To be done –
Reproduce the listing below in full and without alteration, apart from its pictures.

Information shown –
###

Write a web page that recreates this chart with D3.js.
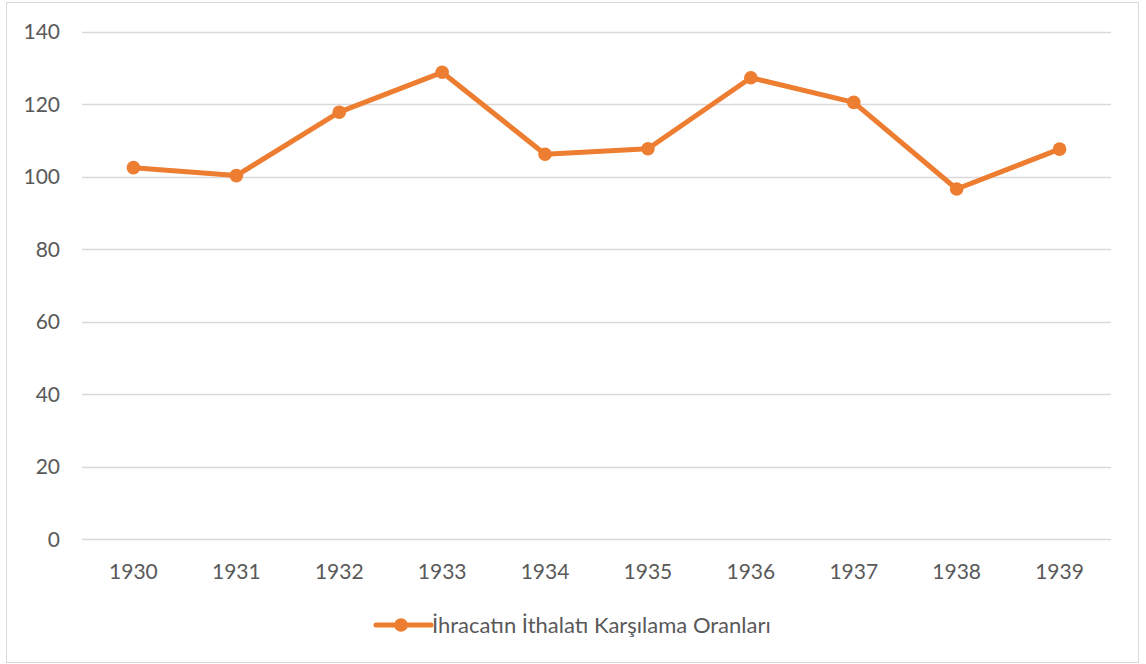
<!DOCTYPE html>
<html>
<head>
<meta charset="utf-8">
<script src="https://cdn.jsdelivr.net/npm/d3@7"></script>
<style>
  html, body { margin: 0; padding: 0; background: #fff; }
  svg { display: block; }
</style>
</head>
<body>
<svg id="chart" width="1146" height="664"></svg>
<script>
const years = ["1930","1931","1932","1933","1934","1935","1936","1937","1938","1939"];
const ratios = [102.5, 100.3, 117.8, 128.8, 106.2, 107.7, 127.3, 120.5, 96.6, 107.6];
const yTicks = [0, 20, 40, 60, 80, 100, 120, 140];
const seriesName = "İhracatın İthalatı Karşılama Oranları";

const color = "#ED7D31";
const textColor = "#595959";
const font = "Lato, 'Open Sans', sans-serif";
const fs = 21;

const svg = d3.select("#chart");
svg.append("rect").attr("x", 6.5).attr("y", 2.5).attr("width", 1132).attr("height", 660)
  .attr("fill", "#fff").attr("stroke", "#d9d9d9").attr("stroke-width", 1);

const plotLeft = 82, plotRight = 1111, plotTop = 31.7, plotBottom = 539.2;
const x = d3.scaleBand().domain(years).range([plotLeft, plotRight]);
const y = d3.scaleLinear().domain([0, 140]).range([plotBottom, plotTop]);

// gridlines
svg.append("g").selectAll("line").data(yTicks).join("line")
  .attr("x1", plotLeft).attr("x2", plotRight)
  .attr("y1", d => Math.round(y(d)) + 0.5).attr("y2", d => Math.round(y(d)) + 0.5)
  .attr("stroke", "#d9d9d9").attr("stroke-width", 1.3);

// y labels
svg.append("g").selectAll("text").data(yTicks).join("text")
  .attr("x", 60).attr("y", d => y(d)).attr("dy", "0.35em")
  .attr("text-anchor", "end").attr("font-family", font).attr("font-size", fs)
  .attr("fill", textColor).text(d => d);

// x labels
svg.append("g").selectAll("text").data(years).join("text")
  .attr("x", d => x(d) + x.bandwidth() / 2).attr("y", 572).attr("dy", "0.35em")
  .attr("text-anchor", "middle").attr("font-family", font).attr("font-size", fs)
  .attr("fill", textColor).text(d => d);

const pts = years.map((yr, i) => ({ yr, v: ratios[i] }));
const line = d3.line().x(d => x(d.yr) + x.bandwidth() / 2).y(d => y(d.v));
svg.append("path").datum(pts).attr("d", line).attr("fill", "none")
  .attr("stroke", color).attr("stroke-width", 5).attr("stroke-linejoin", "round");
svg.append("g").selectAll("circle").data(pts).join("circle")
  .attr("cx", d => x(d.yr) + x.bandwidth() / 2).attr("cy", d => y(d.v))
  .attr("r", 6.8).attr("fill", color);

// legend
const lg = svg.append("g");
lg.append("line").attr("x1", 376).attr("x2", 431).attr("y1", 625).attr("y2", 625)
  .attr("stroke", color).attr("stroke-width", 5).attr("stroke-linecap", "round");
lg.append("circle").attr("cx", 401).attr("cy", 625).attr("r", 6.8).attr("fill", color);
lg.append("text").attr("x", 432).attr("y", 625).attr("dy", "0.35em")
  .attr("font-family", font).attr("font-size", 22).attr("fill", textColor).text(seriesName);
</script>
</body>
</html>
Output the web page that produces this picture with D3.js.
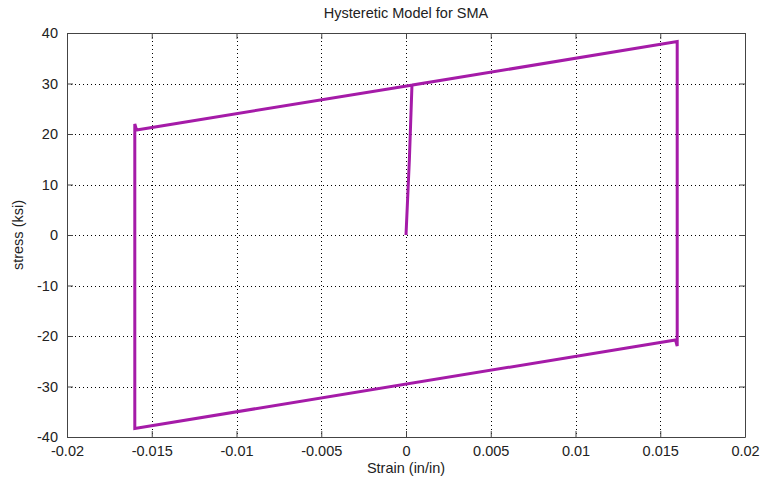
<!DOCTYPE html>
<html>
<head>
<meta charset="utf-8">
<script src="https://cdn.jsdelivr.net/npm/d3@7"></script>
<style>
  body { margin: 0; background: #fff; }
  text { font-family: "Liberation Sans", Arial, sans-serif; fill: #222; }
</style>
</head>
<body>
<div class="canvas"></div>
<script>
// strain / stress path
const strain = [0, 0.0002, 0.00035, 0.0004, 0.016, 0.016, 0.016, 0.0159, -0.016, -0.016, -0.016, -0.0159, 0.0004];
const stress = [0, 15, 29.5, 29.7, 38.3, 38.3, -22, -20.8, -38.3, -38.3, 22, 20.8, 29.7];
const xTicks = [-0.02, -0.015, -0.01, -0.005, 0, 0.005, 0.01, 0.015, 0.02];
const yTicks = [-40, -30, -20, -10, 0, 10, 20, 30, 40];

const dims = { width: 762, height: 480 };
const margin = { left: 67, right: 17, top: 33, bottom: 43 };

const svg = d3
  .select(".canvas")
  .append("svg")
  .attr("width", dims.width)
  .attr("height", dims.height);

const x = d3.scaleLinear().domain([-0.02, 0.02]).range([margin.left, dims.width - margin.right]);
const y = d3.scaleLinear().domain([-40, 40]).range([dims.height - margin.bottom, margin.top]);

// grid
const grid = svg.append("g").attr("stroke", "#000").attr("stroke-dasharray", "1,3").attr("stroke-width", 1);
grid.selectAll(".gx")
  .data(xTicks.slice(1, -1))
  .enter()
  .append("line")
  .attr("x1", (d) => Math.round(x(d)) + 0.5)
  .attr("x2", (d) => Math.round(x(d)) + 0.5)
  .attr("y1", y(40))
  .attr("y2", y(-40));
grid.selectAll(".gy")
  .data(yTicks.slice(1, -1))
  .enter()
  .append("line")
  .attr("y1", (d) => Math.round(y(d)) + 0.5)
  .attr("y2", (d) => Math.round(y(d)) + 0.5)
  .attr("x1", x(-0.02))
  .attr("x2", x(0.02));

// axes (ticks inside, MATLAB style)
const fmt = (d) => (d === 0 ? "0" : String(+d.toFixed(3)));
const xAxis = svg.append("g")
  .attr("transform", `translate(0, ${y(-40)})`)
  .call(d3.axisBottom(x).tickValues(xTicks).tickSizeInner(-6).tickSizeOuter(0).tickPadding(9).tickFormat(fmt));
const xAxisTop = svg.append("g")
  .attr("transform", `translate(0, ${y(40)})`)
  .call(d3.axisTop(x).tickValues(xTicks).tickSizeInner(-6).tickSizeOuter(0).tickFormat(""));
const yAxis = svg.append("g")
  .attr("transform", `translate(${x(-0.02)}, 0)`)
  .call(d3.axisLeft(y).tickValues(yTicks).tickSizeInner(-6).tickSizeOuter(0).tickPadding(9).tickFormat(fmt));
const yAxisRight = svg.append("g")
  .attr("transform", `translate(${x(0.02)}, 0)`)
  .call(d3.axisRight(y).tickValues(yTicks).tickSizeInner(-6).tickSizeOuter(0).tickFormat(""));

[xAxis, xAxisTop, yAxis, yAxisRight].forEach((g) => {
  g.selectAll("path, line").attr("stroke", "#444");
  g.selectAll("text").attr("font-size", 14.5).attr("fill", "#222")
    .attr("font-family", "Liberation Sans, Arial, sans-serif");
});

// the hysteresis curve
const line = d3.line().x((d) => x(d[0])).y((d) => y(d[1]));
svg.append("path")
  .datum(strain.map((s, i) => [s, stress[i]]))
  .attr("d", line)
  .attr("fill", "none")
  .attr("stroke", "#a51ba8")
  .attr("stroke-width", 3)
  .attr("stroke-linejoin", "miter");

// labels
svg.append("text")
  .attr("x", (x(-0.02) + x(0.02)) / 2)
  .attr("y", 18)
  .attr("text-anchor", "middle")
  .attr("font-size", 14.5)
  .text("Hysteretic Model for SMA");

svg.append("text")
  .attr("x", (x(-0.02) + x(0.02)) / 2)
  .attr("y", 473)
  .attr("text-anchor", "middle")
  .attr("font-size", 14.5)
  .text("Strain (in/in)");

svg.append("text")
  .attr("transform", `translate(23, ${(y(-40) + y(40)) / 2}) rotate(-90)`)
  .attr("text-anchor", "middle")
  .attr("font-size", 14.5)
  .text("stress (ksi)");
</script>
</body>
</html>
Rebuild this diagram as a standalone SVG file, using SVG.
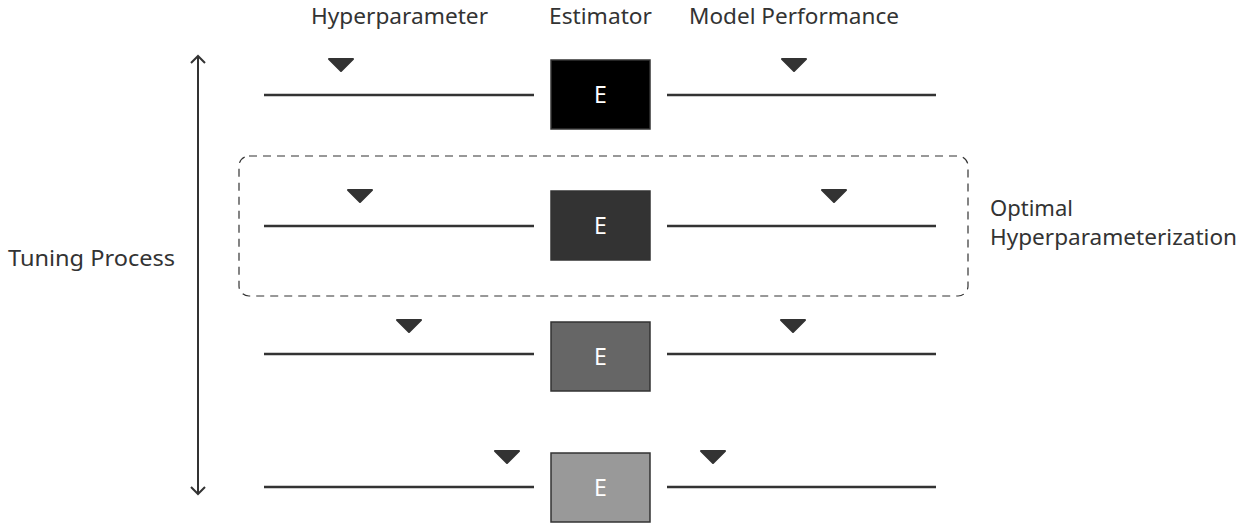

###

Solved exercise –
Write a web page that recreates this chart with D3.js.
<!DOCTYPE html>
<html>
<head>
<meta charset="utf-8">
<script src="https://cdn.jsdelivr.net/npm/d3@7"></script>
<style>
  html, body { margin: 0; padding: 0; background: #fff; }
  svg { display: block; }
</style>
</head>
<body>
<svg id="chart" width="1146" height="664"></svg>
<script>
const years = ["1930","1931","1932","1933","1934","1935","1936","1937","1938","1939"];
const ratios = [102.5, 100.3, 117.8, 128.8, 106.2, 107.7, 127.3, 120.5, 96.6, 107.6];
const yTicks = [0, 20, 40, 60, 80, 100, 120, 140];
const seriesName = "İhracatın İthalatı Karşılama Oranları";

const color = "#ED7D31";
const textColor = "#595959";
const font = "Lato, 'Open Sans', sans-serif";
const fs = 21;

const svg = d3.select("#chart");
svg.append("rect").attr("x", 6.5).attr("y", 2.5).attr("width", 1132).attr("height", 660)
  .attr("fill", "#fff").attr("stroke", "#d9d9d9").attr("stroke-width", 1);

const plotLeft = 82, plotRight = 1111, plotTop = 31.7, plotBottom = 539.2;
const x = d3.scaleBand().domain(years).range([plotLeft, plotRight]);
const y = d3.scaleLinear().domain([0, 140]).range([plotBottom, plotTop]);

// gridlines
svg.append("g").selectAll("line").data(yTicks).join("line")
  .attr("x1", plotLeft).attr("x2", plotRight)
  .attr("y1", d => Math.round(y(d)) + 0.5).attr("y2", d => Math.round(y(d)) + 0.5)
  .attr("stroke", "#d9d9d9").attr("stroke-width", 1.3);

// y labels
svg.append("g").selectAll("text").data(yTicks).join("text")
  .attr("x", 60).attr("y", d => y(d)).attr("dy", "0.35em")
  .attr("text-anchor", "end").attr("font-family", font).attr("font-size", fs)
  .attr("fill", textColor).text(d => d);

// x labels
svg.append("g").selectAll("text").data(years).join("text")
  .attr("x", d => x(d) + x.bandwidth() / 2).attr("y", 572).attr("dy", "0.35em")
  .attr("text-anchor", "middle").attr("font-family", font).attr("font-size", fs)
  .attr("fill", textColor).text(d => d);

const pts = years.map((yr, i) => ({ yr, v: ratios[i] }));
const line = d3.line().x(d => x(d.yr) + x.bandwidth() / 2).y(d => y(d.v));
svg.append("path").datum(pts).attr("d", line).attr("fill", "none")
  .attr("stroke", color).attr("stroke-width", 5).attr("stroke-linejoin", "round");
svg.append("g").selectAll("circle").data(pts).join("circle")
  .attr("cx", d => x(d.yr) + x.bandwidth() / 2).attr("cy", d => y(d.v))
  .attr("r", 6.8).attr("fill", color);

// legend
const lg = svg.append("g");
lg.append("line").attr("x1", 376).attr("x2", 431).attr("y1", 625).attr("y2", 625)
  .attr("stroke", color).attr("stroke-width", 5).attr("stroke-linecap", "round");
lg.append("circle").attr("cx", 401).attr("cy", 625).attr("r", 6.8).attr("fill", color);
lg.append("text").attr("x", 432).attr("y", 625).attr("dy", "0.35em")
  .attr("font-family", font).attr("font-size", 22).attr("fill", textColor).text(seriesName);
</script>
</body>
</html>
Output the web page that produces this picture with D3.js.
<!DOCTYPE html>
<html>
<head>
<meta charset="utf-8">
<script src="https://cdn.jsdelivr.net/npm/d3@7"></script>
<style>
  body { margin: 0; background: #fff; }
  text { font-family: "Liberation Sans", Arial, sans-serif; fill: #222; }
</style>
</head>
<body>
<div class="canvas"></div>
<script>
// strain / stress path
const strain = [0, 0.0002, 0.00035, 0.0004, 0.016, 0.016, 0.016, 0.0159, -0.016, -0.016, -0.016, -0.0159, 0.0004];
const stress = [0, 15, 29.5, 29.7, 38.3, 38.3, -22, -20.8, -38.3, -38.3, 22, 20.8, 29.7];
const xTicks = [-0.02, -0.015, -0.01, -0.005, 0, 0.005, 0.01, 0.015, 0.02];
const yTicks = [-40, -30, -20, -10, 0, 10, 20, 30, 40];

const dims = { width: 762, height: 480 };
const margin = { left: 67, right: 17, top: 33, bottom: 43 };

const svg = d3
  .select(".canvas")
  .append("svg")
  .attr("width", dims.width)
  .attr("height", dims.height);

const x = d3.scaleLinear().domain([-0.02, 0.02]).range([margin.left, dims.width - margin.right]);
const y = d3.scaleLinear().domain([-40, 40]).range([dims.height - margin.bottom, margin.top]);

// grid
const grid = svg.append("g").attr("stroke", "#000").attr("stroke-dasharray", "1,3").attr("stroke-width", 1);
grid.selectAll(".gx")
  .data(xTicks.slice(1, -1))
  .enter()
  .append("line")
  .attr("x1", (d) => Math.round(x(d)) + 0.5)
  .attr("x2", (d) => Math.round(x(d)) + 0.5)
  .attr("y1", y(40))
  .attr("y2", y(-40));
grid.selectAll(".gy")
  .data(yTicks.slice(1, -1))
  .enter()
  .append("line")
  .attr("y1", (d) => Math.round(y(d)) + 0.5)
  .attr("y2", (d) => Math.round(y(d)) + 0.5)
  .attr("x1", x(-0.02))
  .attr("x2", x(0.02));

// axes (ticks inside, MATLAB style)
const fmt = (d) => (d === 0 ? "0" : String(+d.toFixed(3)));
const xAxis = svg.append("g")
  .attr("transform", `translate(0, ${y(-40)})`)
  .call(d3.axisBottom(x).tickValues(xTicks).tickSizeInner(-6).tickSizeOuter(0).tickPadding(9).tickFormat(fmt));
const xAxisTop = svg.append("g")
  .attr("transform", `translate(0, ${y(40)})`)
  .call(d3.axisTop(x).tickValues(xTicks).tickSizeInner(-6).tickSizeOuter(0).tickFormat(""));
const yAxis = svg.append("g")
  .attr("transform", `translate(${x(-0.02)}, 0)`)
  .call(d3.axisLeft(y).tickValues(yTicks).tickSizeInner(-6).tickSizeOuter(0).tickPadding(9).tickFormat(fmt));
const yAxisRight = svg.append("g")
  .attr("transform", `translate(${x(0.02)}, 0)`)
  .call(d3.axisRight(y).tickValues(yTicks).tickSizeInner(-6).tickSizeOuter(0).tickFormat(""));

[xAxis, xAxisTop, yAxis, yAxisRight].forEach((g) => {
  g.selectAll("path, line").attr("stroke", "#444");
  g.selectAll("text").attr("font-size", 14.5).attr("fill", "#222")
    .attr("font-family", "Liberation Sans, Arial, sans-serif");
});

// the hysteresis curve
const line = d3.line().x((d) => x(d[0])).y((d) => y(d[1]));
svg.append("path")
  .datum(strain.map((s, i) => [s, stress[i]]))
  .attr("d", line)
  .attr("fill", "none")
  .attr("stroke", "#a51ba8")
  .attr("stroke-width", 3)
  .attr("stroke-linejoin", "miter");

// labels
svg.append("text")
  .attr("x", (x(-0.02) + x(0.02)) / 2)
  .attr("y", 18)
  .attr("text-anchor", "middle")
  .attr("font-size", 14.5)
  .text("Hysteretic Model for SMA");

svg.append("text")
  .attr("x", (x(-0.02) + x(0.02)) / 2)
  .attr("y", 473)
  .attr("text-anchor", "middle")
  .attr("font-size", 14.5)
  .text("Strain (in/in)");

svg.append("text")
  .attr("transform", `translate(23, ${(y(-40) + y(40)) / 2}) rotate(-90)`)
  .attr("text-anchor", "middle")
  .attr("font-size", 14.5)
  .text("stress (ksi)");
</script>
</body>
</html>
Rebuild this diagram as a standalone SVG file, using SVG.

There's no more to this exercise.